I always wanted to get married in a creative location. A cemetery, as morbid as it sounds, was my first choice. It was the idea of, “This is where it begins, this is where it ends” had me enthralled. Plus, I think cemeteries offer a tranquility not offered in a church or cathedral. Others may oppose.
The fact that I married my Marine rather quickly before being stationed overseas (and before his deployment) meant that we would be getting married in January. A January wedding in a cemetery sounded anything less than ideal, and I don’t think I would ever have gotten my family on board with the idea anyway. We tend to differ in terms of opinions. I’d have to think of something else.
What about a subway train, barreling into the heart of a historic city such as London?What a play on being ready to take the “Ride of a Lifetime”. Also a knock at “For Better or For Worse”. I am not an adrenaline junkie whatsoever, so if the ride/ceremony were “For Worse,” then I could handle what was to come. I could just picture it. The last train to London for the evening, and once the ceremony was finished, we’d be in London, ready to celebrate well into the next day.

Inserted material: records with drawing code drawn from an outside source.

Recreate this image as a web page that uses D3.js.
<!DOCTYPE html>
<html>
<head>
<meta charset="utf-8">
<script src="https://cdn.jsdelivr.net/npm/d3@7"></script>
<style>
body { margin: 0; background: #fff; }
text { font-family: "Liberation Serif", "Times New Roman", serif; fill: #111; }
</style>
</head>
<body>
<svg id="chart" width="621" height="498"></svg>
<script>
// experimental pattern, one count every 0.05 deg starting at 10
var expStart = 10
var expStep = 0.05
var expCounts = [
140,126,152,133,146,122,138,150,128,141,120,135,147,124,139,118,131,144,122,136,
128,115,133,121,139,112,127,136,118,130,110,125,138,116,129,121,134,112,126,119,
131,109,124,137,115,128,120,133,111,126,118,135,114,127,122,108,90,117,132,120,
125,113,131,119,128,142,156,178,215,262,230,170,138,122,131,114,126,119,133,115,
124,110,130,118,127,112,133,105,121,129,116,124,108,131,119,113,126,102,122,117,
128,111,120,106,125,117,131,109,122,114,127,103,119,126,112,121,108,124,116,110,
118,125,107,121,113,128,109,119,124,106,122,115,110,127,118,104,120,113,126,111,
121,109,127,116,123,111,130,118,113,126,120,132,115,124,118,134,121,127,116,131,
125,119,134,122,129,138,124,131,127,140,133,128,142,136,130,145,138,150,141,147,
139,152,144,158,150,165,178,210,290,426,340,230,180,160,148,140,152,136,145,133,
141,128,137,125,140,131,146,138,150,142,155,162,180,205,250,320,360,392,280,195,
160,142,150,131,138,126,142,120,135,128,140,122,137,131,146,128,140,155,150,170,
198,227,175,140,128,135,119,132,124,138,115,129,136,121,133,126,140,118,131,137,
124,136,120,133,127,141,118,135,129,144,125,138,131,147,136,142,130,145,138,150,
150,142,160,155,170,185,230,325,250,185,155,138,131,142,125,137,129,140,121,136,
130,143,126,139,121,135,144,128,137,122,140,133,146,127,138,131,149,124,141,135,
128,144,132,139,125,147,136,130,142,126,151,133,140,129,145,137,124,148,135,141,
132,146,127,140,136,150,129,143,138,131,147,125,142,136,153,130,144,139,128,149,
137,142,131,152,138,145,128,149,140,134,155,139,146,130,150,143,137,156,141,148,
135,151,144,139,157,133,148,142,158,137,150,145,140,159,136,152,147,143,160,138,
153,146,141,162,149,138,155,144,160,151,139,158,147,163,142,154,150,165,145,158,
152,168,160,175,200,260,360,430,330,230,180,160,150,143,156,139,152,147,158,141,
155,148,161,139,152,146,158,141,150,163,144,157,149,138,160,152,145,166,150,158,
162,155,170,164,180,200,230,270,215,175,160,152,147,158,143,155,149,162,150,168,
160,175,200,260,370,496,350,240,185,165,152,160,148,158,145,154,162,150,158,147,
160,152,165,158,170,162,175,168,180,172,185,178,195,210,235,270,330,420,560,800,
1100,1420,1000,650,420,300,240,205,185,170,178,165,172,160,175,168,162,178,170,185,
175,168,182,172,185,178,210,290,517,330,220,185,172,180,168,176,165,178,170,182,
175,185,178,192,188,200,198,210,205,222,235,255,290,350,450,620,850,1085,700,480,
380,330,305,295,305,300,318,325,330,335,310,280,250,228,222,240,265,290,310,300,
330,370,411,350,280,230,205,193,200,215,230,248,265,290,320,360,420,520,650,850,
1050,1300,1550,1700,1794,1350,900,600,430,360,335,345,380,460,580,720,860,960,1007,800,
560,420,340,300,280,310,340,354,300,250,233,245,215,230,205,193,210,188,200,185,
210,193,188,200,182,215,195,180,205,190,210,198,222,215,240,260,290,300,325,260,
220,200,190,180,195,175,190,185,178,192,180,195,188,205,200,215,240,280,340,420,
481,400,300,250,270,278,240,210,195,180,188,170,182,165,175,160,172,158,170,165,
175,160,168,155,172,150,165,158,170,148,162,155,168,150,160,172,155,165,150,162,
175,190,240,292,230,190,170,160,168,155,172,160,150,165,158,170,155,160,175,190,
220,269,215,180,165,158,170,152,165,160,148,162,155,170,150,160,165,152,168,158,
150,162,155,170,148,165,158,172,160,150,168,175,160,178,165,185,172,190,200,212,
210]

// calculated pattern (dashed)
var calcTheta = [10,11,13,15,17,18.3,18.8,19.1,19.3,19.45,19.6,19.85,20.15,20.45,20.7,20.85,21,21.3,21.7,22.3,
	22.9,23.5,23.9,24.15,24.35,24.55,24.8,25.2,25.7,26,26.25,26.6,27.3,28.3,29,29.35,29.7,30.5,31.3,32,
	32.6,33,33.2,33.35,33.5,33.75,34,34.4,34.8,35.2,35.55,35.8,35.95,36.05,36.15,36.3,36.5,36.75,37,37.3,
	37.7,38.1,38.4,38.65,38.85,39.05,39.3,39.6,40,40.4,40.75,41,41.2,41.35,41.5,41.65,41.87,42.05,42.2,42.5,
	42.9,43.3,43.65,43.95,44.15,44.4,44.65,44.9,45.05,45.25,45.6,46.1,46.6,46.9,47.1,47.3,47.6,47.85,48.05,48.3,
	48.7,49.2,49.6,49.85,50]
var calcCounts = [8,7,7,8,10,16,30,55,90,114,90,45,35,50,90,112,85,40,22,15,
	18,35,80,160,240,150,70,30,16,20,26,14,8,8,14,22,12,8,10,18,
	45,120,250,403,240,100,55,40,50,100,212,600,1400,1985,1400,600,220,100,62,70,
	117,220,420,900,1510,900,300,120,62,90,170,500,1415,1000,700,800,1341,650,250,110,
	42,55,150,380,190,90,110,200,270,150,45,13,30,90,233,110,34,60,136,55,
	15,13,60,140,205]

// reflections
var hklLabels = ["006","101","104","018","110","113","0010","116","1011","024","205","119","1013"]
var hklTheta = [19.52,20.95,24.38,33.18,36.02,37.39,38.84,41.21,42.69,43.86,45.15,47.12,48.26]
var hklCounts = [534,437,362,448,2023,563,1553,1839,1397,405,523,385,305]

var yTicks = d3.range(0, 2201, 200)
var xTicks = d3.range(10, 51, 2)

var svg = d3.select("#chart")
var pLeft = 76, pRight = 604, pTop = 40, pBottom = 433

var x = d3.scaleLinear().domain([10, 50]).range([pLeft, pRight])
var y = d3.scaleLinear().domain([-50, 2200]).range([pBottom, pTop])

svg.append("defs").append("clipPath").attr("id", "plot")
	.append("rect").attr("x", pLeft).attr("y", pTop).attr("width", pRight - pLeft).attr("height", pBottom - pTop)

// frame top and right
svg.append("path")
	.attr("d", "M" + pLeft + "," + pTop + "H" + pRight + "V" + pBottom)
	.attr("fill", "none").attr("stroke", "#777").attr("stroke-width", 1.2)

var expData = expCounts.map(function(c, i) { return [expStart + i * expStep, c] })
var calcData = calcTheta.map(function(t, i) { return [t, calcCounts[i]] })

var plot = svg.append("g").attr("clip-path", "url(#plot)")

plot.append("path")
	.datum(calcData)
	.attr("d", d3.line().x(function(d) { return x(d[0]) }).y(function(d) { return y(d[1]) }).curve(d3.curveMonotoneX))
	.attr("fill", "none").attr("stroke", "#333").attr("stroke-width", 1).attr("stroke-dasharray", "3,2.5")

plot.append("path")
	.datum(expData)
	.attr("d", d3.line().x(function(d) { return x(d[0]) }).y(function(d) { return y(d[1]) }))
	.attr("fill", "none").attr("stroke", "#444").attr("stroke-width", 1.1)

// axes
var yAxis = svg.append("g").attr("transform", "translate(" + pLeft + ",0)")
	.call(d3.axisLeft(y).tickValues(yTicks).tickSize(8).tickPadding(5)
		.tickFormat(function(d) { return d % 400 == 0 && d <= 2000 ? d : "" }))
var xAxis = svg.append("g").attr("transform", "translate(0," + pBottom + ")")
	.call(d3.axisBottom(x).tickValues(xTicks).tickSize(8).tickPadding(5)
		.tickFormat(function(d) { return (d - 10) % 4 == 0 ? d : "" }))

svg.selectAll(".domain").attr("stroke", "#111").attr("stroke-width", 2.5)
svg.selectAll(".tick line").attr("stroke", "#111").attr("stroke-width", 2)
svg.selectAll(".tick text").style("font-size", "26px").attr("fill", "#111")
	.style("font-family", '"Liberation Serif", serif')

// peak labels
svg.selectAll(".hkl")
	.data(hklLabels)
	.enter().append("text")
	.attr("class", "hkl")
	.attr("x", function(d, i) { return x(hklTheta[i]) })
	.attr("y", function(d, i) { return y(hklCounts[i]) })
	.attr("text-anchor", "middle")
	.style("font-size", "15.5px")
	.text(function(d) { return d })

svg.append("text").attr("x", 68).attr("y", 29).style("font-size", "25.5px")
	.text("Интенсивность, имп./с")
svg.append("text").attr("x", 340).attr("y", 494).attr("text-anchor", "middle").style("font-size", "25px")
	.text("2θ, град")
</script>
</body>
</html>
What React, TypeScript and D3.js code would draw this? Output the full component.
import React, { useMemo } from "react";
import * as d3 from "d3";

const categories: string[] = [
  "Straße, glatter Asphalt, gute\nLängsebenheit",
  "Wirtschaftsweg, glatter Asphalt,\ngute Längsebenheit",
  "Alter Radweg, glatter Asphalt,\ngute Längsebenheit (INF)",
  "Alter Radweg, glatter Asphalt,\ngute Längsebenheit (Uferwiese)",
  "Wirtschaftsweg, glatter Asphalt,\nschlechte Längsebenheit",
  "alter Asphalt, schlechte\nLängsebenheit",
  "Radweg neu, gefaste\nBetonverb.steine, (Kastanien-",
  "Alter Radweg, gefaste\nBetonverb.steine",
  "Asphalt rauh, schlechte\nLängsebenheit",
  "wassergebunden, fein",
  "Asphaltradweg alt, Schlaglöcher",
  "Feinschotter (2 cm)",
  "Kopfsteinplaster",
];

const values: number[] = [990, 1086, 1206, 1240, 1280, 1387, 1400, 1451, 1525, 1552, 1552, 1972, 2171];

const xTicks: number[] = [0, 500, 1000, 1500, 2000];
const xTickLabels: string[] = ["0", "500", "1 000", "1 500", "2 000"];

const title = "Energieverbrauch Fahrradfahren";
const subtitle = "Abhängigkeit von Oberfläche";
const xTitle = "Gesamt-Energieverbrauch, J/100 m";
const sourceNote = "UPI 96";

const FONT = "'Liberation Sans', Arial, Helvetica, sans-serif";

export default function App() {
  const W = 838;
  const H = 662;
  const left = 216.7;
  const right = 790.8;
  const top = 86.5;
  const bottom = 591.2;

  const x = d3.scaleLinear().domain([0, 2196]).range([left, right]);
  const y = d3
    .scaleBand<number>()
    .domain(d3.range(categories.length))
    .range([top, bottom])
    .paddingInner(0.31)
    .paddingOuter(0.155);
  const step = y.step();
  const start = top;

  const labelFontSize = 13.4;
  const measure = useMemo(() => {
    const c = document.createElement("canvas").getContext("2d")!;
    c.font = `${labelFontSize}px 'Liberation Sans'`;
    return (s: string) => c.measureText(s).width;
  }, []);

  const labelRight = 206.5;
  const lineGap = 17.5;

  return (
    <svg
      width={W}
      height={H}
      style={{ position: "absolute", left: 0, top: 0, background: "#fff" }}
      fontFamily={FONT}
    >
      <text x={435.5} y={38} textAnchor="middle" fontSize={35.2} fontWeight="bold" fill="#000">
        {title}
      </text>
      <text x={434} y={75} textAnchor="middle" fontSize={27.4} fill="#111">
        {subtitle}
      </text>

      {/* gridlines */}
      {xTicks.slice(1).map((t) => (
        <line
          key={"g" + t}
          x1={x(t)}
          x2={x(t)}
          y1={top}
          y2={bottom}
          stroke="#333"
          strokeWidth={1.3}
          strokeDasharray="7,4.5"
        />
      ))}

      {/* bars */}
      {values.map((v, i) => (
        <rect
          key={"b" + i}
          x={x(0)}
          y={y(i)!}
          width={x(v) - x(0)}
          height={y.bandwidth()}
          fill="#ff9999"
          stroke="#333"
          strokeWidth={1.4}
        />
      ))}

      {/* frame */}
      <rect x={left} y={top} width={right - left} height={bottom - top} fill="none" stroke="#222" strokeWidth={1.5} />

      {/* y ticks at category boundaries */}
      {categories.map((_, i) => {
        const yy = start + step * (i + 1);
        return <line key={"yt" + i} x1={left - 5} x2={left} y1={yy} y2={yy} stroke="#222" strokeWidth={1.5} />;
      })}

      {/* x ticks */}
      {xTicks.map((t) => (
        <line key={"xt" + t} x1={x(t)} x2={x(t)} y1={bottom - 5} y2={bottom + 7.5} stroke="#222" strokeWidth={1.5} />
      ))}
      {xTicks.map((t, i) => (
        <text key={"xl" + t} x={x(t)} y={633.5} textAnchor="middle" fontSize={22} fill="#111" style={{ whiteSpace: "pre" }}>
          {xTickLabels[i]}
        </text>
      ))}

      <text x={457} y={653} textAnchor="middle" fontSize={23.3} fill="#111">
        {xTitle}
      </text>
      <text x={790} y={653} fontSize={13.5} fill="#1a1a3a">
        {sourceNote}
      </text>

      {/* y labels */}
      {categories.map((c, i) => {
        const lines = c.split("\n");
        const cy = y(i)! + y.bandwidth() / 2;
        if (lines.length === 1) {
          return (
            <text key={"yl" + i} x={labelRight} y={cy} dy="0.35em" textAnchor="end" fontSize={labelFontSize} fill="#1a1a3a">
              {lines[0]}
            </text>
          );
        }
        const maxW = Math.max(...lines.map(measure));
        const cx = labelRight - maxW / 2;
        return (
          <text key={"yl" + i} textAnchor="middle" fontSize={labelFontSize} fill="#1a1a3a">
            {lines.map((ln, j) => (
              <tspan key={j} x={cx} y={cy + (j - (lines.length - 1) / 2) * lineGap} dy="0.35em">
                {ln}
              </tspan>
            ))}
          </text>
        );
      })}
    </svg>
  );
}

Unfortunately, all of our families were living in the United States, including Puerto Rico, so a destination wedding to London didn’t seem like the best idea, financially speaking. Hmm, what was Plan C?
A courthouse wedding, like many other short-term engaged military couples. My then fiance and I volleyed the idea, enjoying the fact that not many people would be staring at us, and we wouldn’t have to dance center ballroom floor; but it just seemed so impersonal for us.
On to plan D; a Christian wedding in sanctuary of a church in the South. The historic area where we got married would be my London subway ride. The low lighting and black and gray color scheme of the sanctuary would be my wrought-iron cemetery gates.
To this day, though, my heart flutters a bit when my husband and I ride past a cemetery. I beg him to go walk through the maze of headstones with me, if only just for a moment. I’d love to tell him “I do” again.